Every six months or so, Rodolphe Barrere tries to fire himself. Not from Potloc, the market research company he founded in Montreal a decade ago; from every other role inside it. He picks a function, spends a few months building it, adds as much distinctive value as he can, writes down what he has learned, and then hands the whole thing to someone whose entire job is that function. This is a stated management philosophy, delivered in interviews with the calm of someone who has thought about it more than most founders think about anything. The reason he gives is disarmingly practical: "People get stuck into operations because they are adding value, but they're not adding more value than anybody else." A senior executive who is a merely competent head of sales is a senior executive who could be doing something only they can do.
Potloc is what he does with the time this frees up. The company sits at the intersection of two industries that mostly ignore each other: consumer market research, which is old, and social platforms, which are, by the standards of market research, brand new. Traditional survey firms rely on standing panels of professional respondents. Potloc's bet, formed in 2013 by Barrere and his HEC Montreal classmate Louis Delaoustre, was that Facebook, Instagram and LinkedIn were the panels, if you knew how to geotarget them, how to design the questionnaire, and how to filter the answers. The pair had no market research experience. This turned out to be a feature.
They launched officially in 2014. Barrere was 23. The early years in Montreal, by his own account, involved ramen noodles and a lot of reading. The reading part has never stopped. He and Delaoustre still meet daily, and the meetings are less status updates than book club: an article, an observation, a question about how consumers are behaving this quarter versus last. It is a strange rhythm for a company with 200+ employees and a client list that includes Decathlon, L'Oreal and Carrefour. It is also probably why the company is still founder-run.
Because it did not have to be. Barrere has, on more than one occasion, turned down acquisition offers. He has also declined chances to hand the CEO title to a professional operator. His stated reasons are independence, continuous learning, and control over the work. There is a version of the Potloc story in which Barrere sells at the Series B, joins a fund, and moves to Manhattan. That is not the version he is running. Instead, in June 2022 he closed a $35M Series B and used it to open offices in New York, Paris, London and Dubai on top of the Montreal headquarters.
The client mix is worth pausing on, because it tells you what Potloc actually is. The company sells heavily into management consulting and private equity - two industries that treat primary consumer data as a competitive weapon and are willing to pay accordingly. A due diligence process for a mid-market retail acquisition might need five thousand verified responses from a specific ZIP code demographic within seventy-two hours. That is not what a standing panel is designed to deliver. It is what social sampling, if it works, is designed to deliver. Potloc's pitch, distilled, is that it works.

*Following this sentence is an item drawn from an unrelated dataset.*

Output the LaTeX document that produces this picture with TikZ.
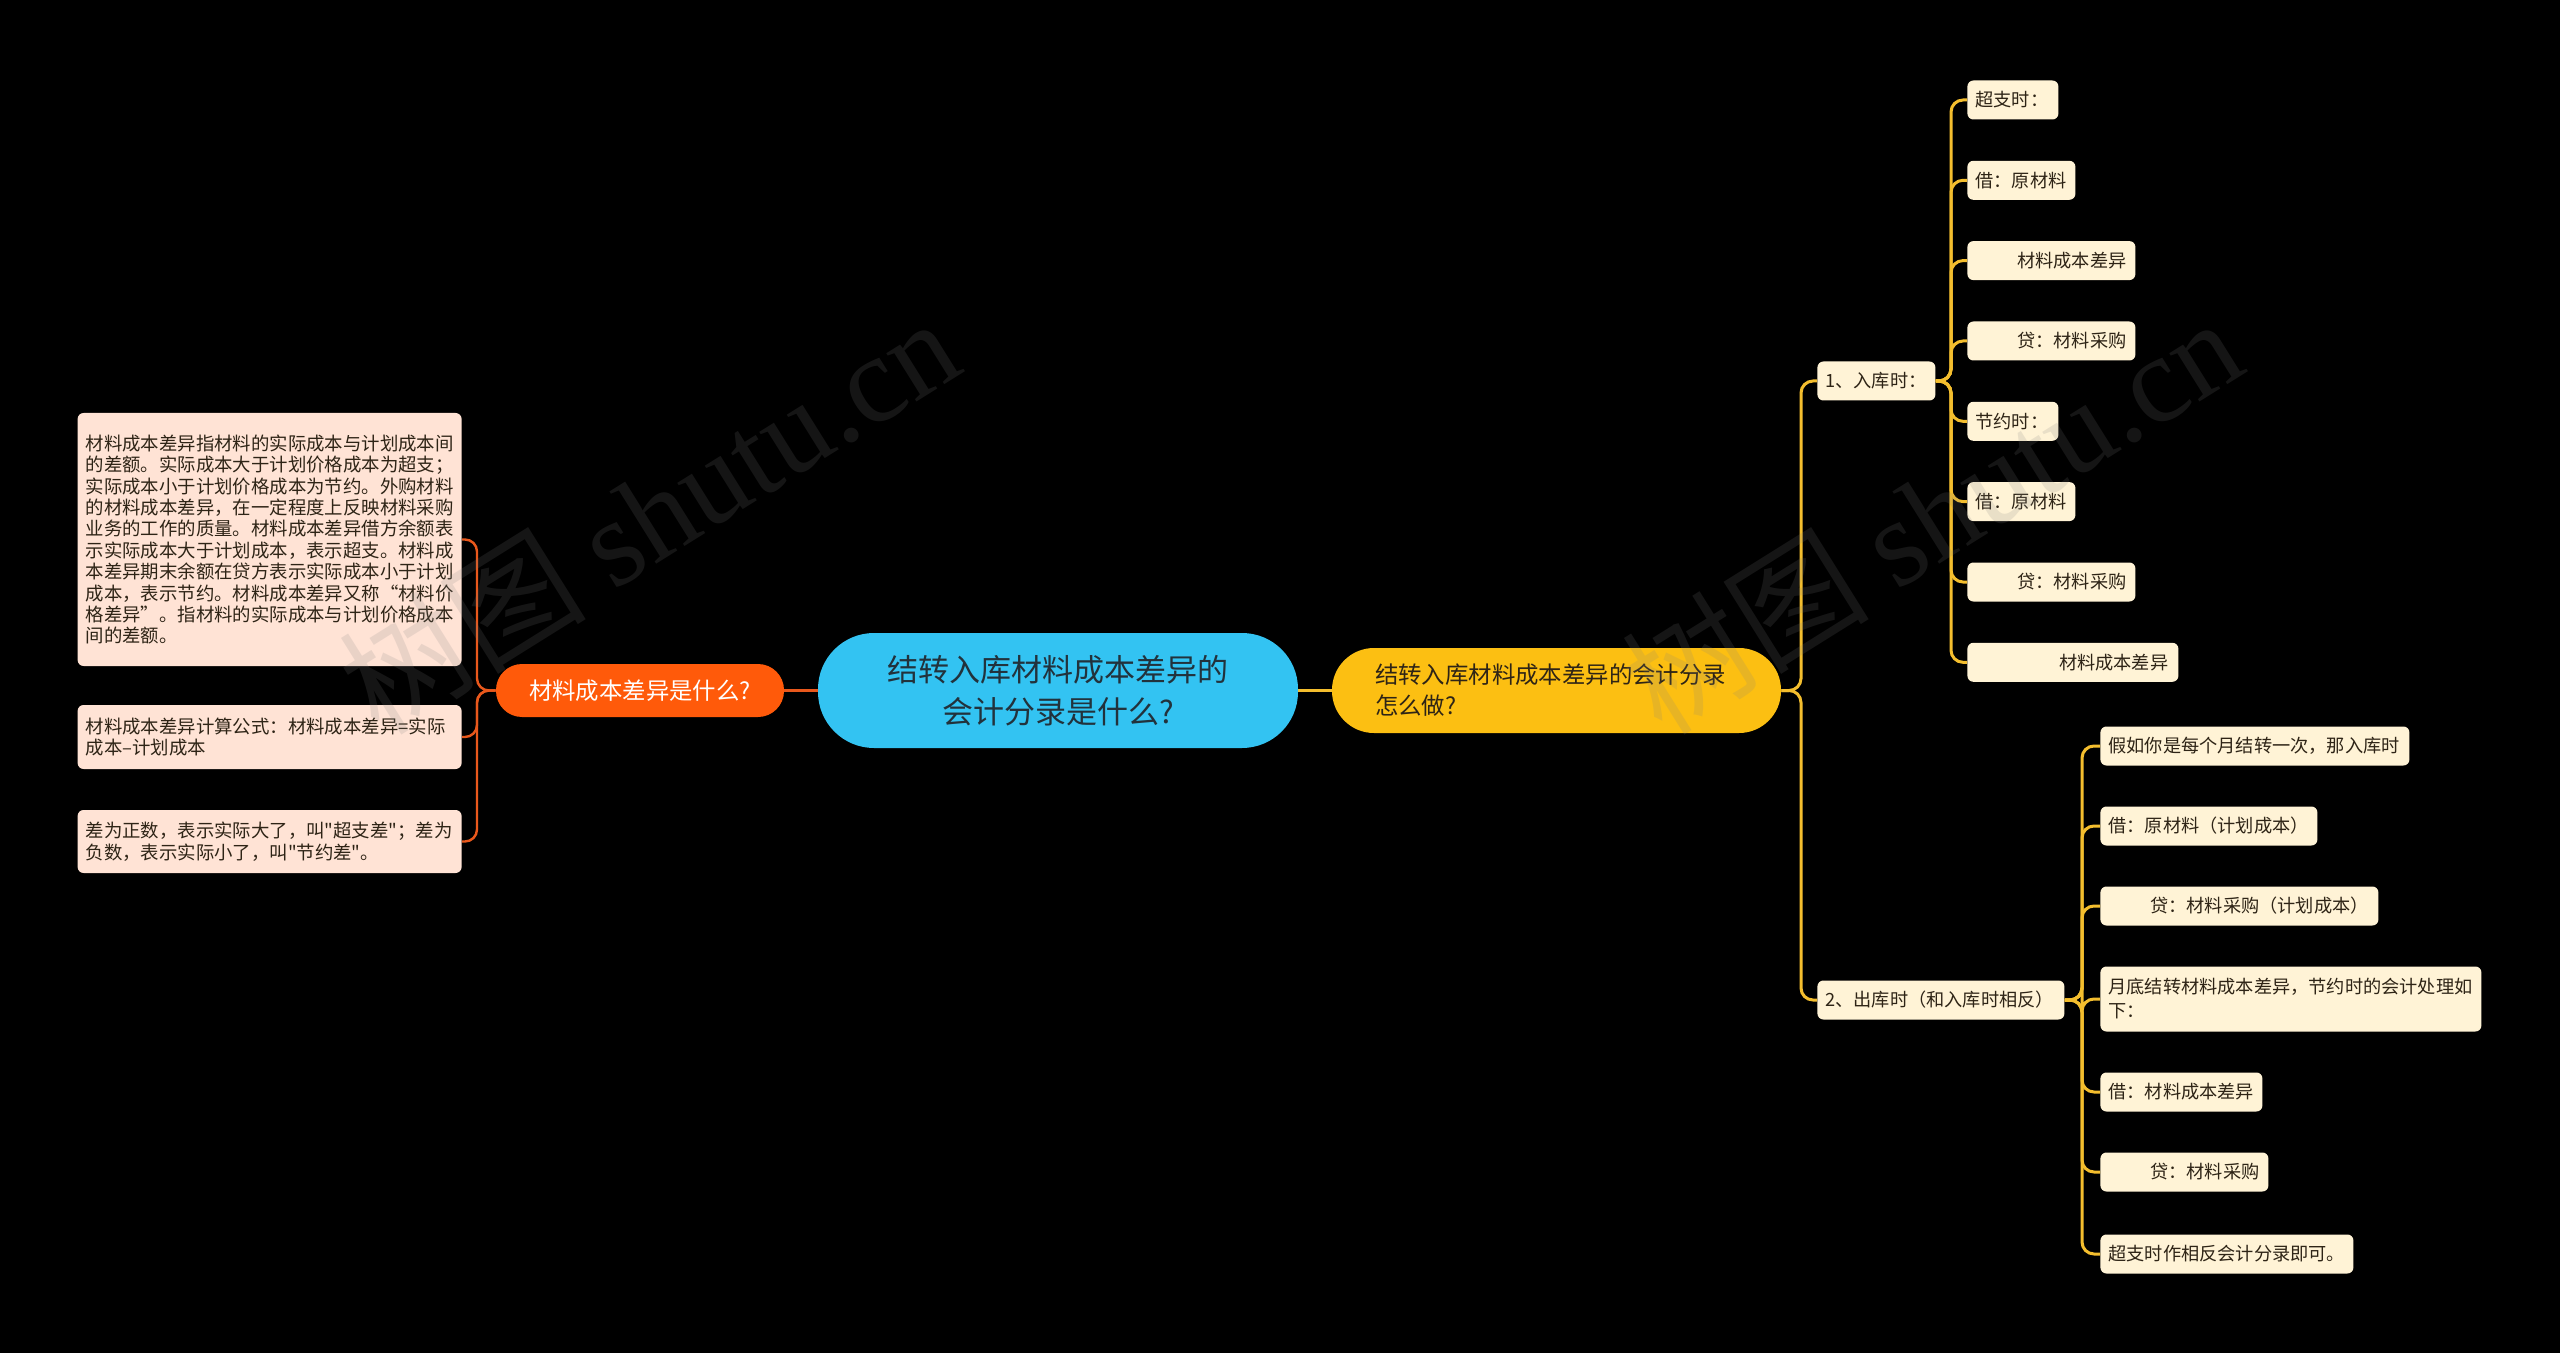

In 2021 Forbes named Barrere the top tech leader on its 30 Under 30 Europe list. In 2025 he stood on the TEDxHECMontreal stage - the same school he had attended - to deliver a talk called "Data as the Modern World's Compass." His argument was one of those things you can only get away with saying if you have earned the right to say it. The survey industry, he told the audience, operates on an impossible triangle: better quality, faster delivery, or cheaper cost. You can only pick two. Then he walked through why Potloc believes it does not have to be true. This is a claim large enough that either it is right, which would reshape a $100 billion industry, or it is wrong, in which case a lot of very smart people will have a specific data point about the limits of ambition.
The France-to-Quebec move is worth noting. Barrere left France for Montreal at 17, alone, to enroll at HEC. He earned a trilingual BBA in marketing and entrepreneurship, worked briefly at LVMH in Paris and New York, and returned to Montreal to start the company. The path is unusual: the LVMH detour was in a completely different industry from the one he now runs. What he brought back was less a specific skill than a specific instinct - that consumers were being measured badly, and that the people doing the measuring were not going to be the ones to fix it.
He speaks at business schools regularly. He posts on LinkedIn regularly. He shows up on French-language podcasts and English-language ones. The through-line, if there is one, is that he does not sell aggressively in these appearances. He explains. He describes what Potloc does the way an engineer describes a machine, not the way a founder pitches a Series C. This is either great long-term positioning or terrible short-term marketing. So far the numbers suggest it is the first one.
Inside Potloc, the philosophy is more visible. The "fire yourself" model has produced a leadership team that runs the day-to-day, which in turn produces a CEO whose calendar has room for reading, for TEDx prep, for opening a new office. It also produces the kind of company where the founder can afford to say no to acquirers, because he is not, functionally, load-bearing on most of the org chart. That is either a very healthy company or a very carefully constructed one. Talking to Barrere - or reading enough of him - suggests it is both.
Ten years in, the company has crossed $90M in cumulative capital raised, employs more than 200 people, and operates in five cities on two continents. The next chapter, as of 2025, involves AI-assisted analysis layered on top of the sampling engine, and heavier expansion into the American market. Barrere is still there. He is still, at the top of each new quarter, looking for the next role he can hand off. The one job he does not seem inclined to hand off is the top one. Given the trajectory, it is hard to argue.